The lack of diplomatic success the Administration has had in selling this war brings a whole new dimension to the questions, “Why war? Why now?”
New York Times editorial, March 16, 2003
Three men meeting on an Atlantic island seems an apt symbol for the failure of the Bush administration to draw the world around its Iraq policy. That’s not the intended message of President Bush’s meeting today in the Azores with Prime Ministers Tony Blair of Britain and José María Aznar of Spain, but it’s hard to avoid that impression. In what appears to be the final days before an American invasion of Iraq, Mr. Bush is taking time to consult with two loyal allies and, ostensibly, to decide if any realistic chance remains for a new United Nations Security Council resolution on Iraq. But the underlying diplomatic reality is bleak. Only a little more than four months since a unanimous Security Council backed American demands for disarming Saddam Hussein, Washington’s only sure council supporters are Britain, Spain and Bulgaria.
President Bush was dealt a bad hand by others. Baghdad refused to provide the active cooperation that alone could have brought inspections to a swift and successful conclusion. France has created enormous problems through its unwillingness to back up inspections with tight deadlines and a credible threat of force.
But the Bush administration’s erratic and often inept diplomacy has made matters immeasurably worse. By repeatedly switching its goals from disarmament to regime change to broadly transforming the Middle East, and its arguments from weapons to Al Qaeda to human rights, the White House made many countries more worried about America’s motives than Iraq’s weapons. Public arm-twisting of allies like Turkey and Mexico backfired, as did repeated sniping at Hans Blix, one of the U.N.’s two chief arms inspectors.

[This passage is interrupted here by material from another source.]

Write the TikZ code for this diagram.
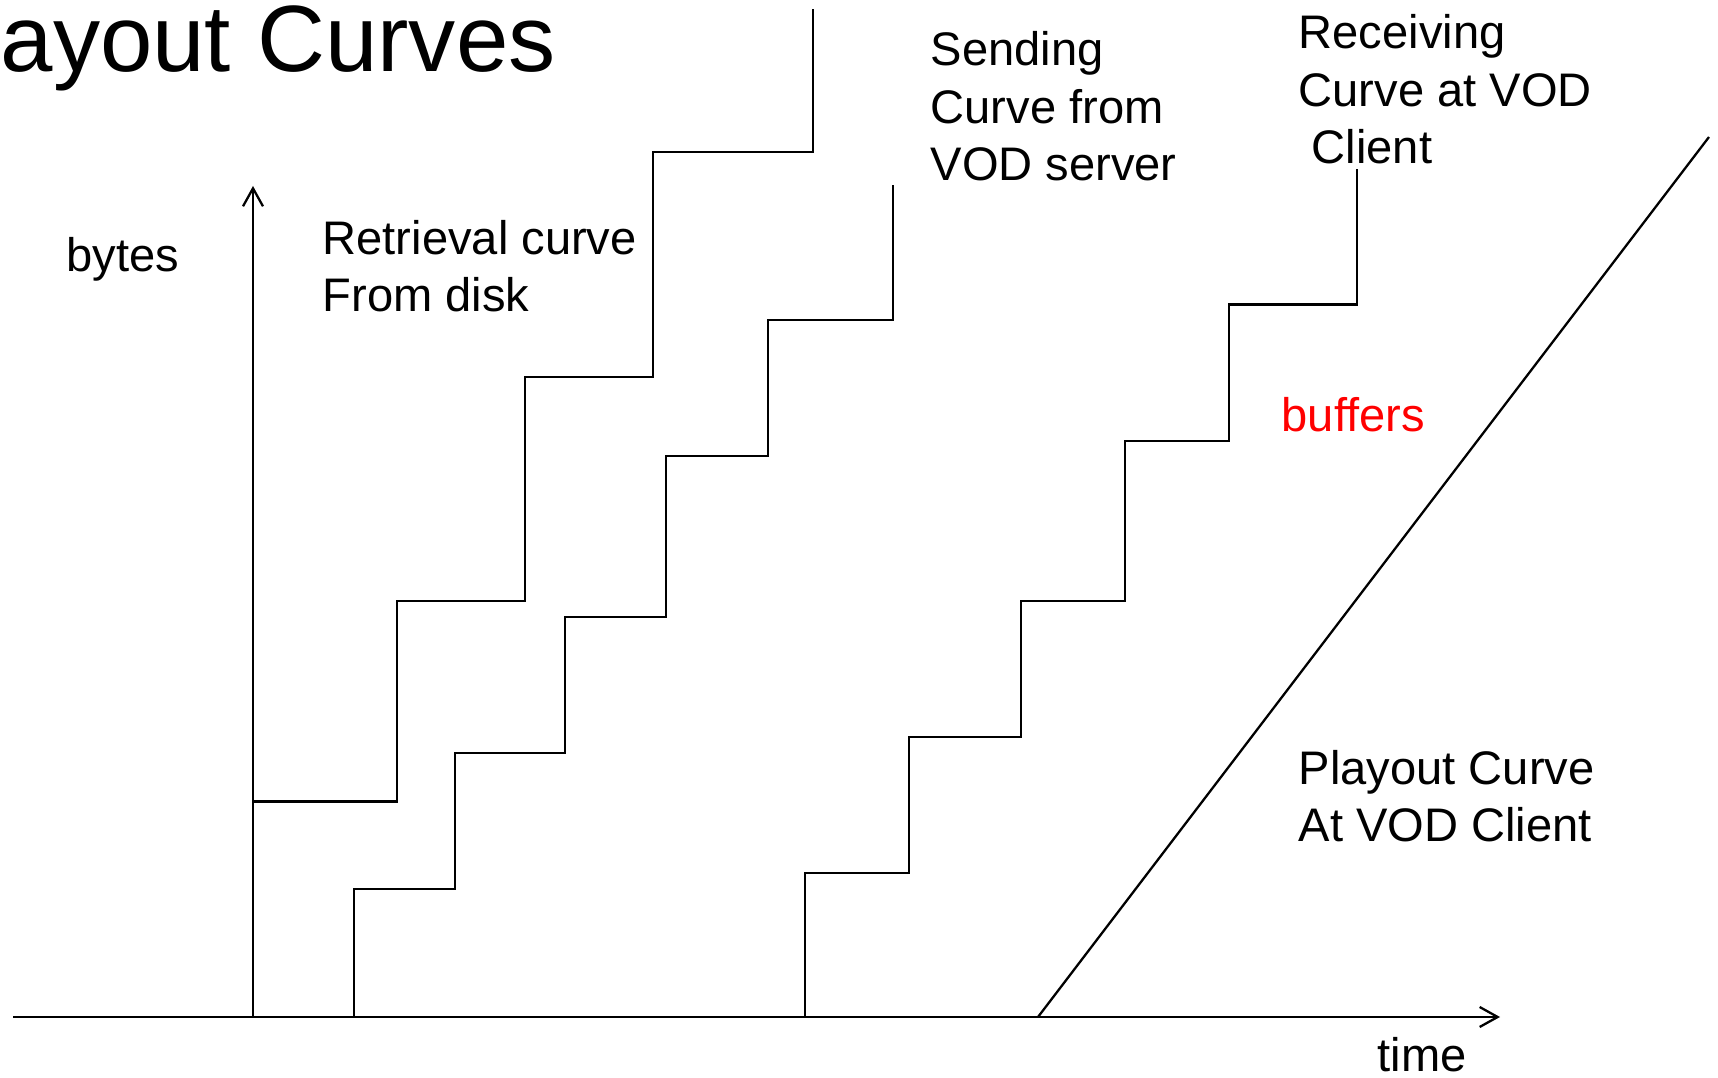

Just this past week, Defense Secretary Donald Rumsfeld damagingly suggested that Washington didn’t really need British military help, administration diplomats unhelpfully hedged their support for a British compromise proposal and Secretary of State Colin Powell further undercut London’s efforts to win over undecided Security Council members by suggesting that Washington might soon withdraw the pending resolution without a vote.
Even now, diplomacy might be resuscitated if the administration made an all-out effort to seek broad consensus around the British concept of disarmament benchmarks and specific, achievable deadlines. Such an effort would require much greater American willingness to negotiate realistic deadlines and credible mechanisms for measuring Iraqi compliance than has yet been evident.
Instead, the Bush administration now gives every appearance of going through the motions of diplomacy as a favor to Mr. Blair without really believing in it. By allowing that perception to grow, Mr. Bush finds himself about to embark on an uncertain course of war and nation-building in one of the world’s most dangerous and complex regions, with an alliance far too narrow for comfort.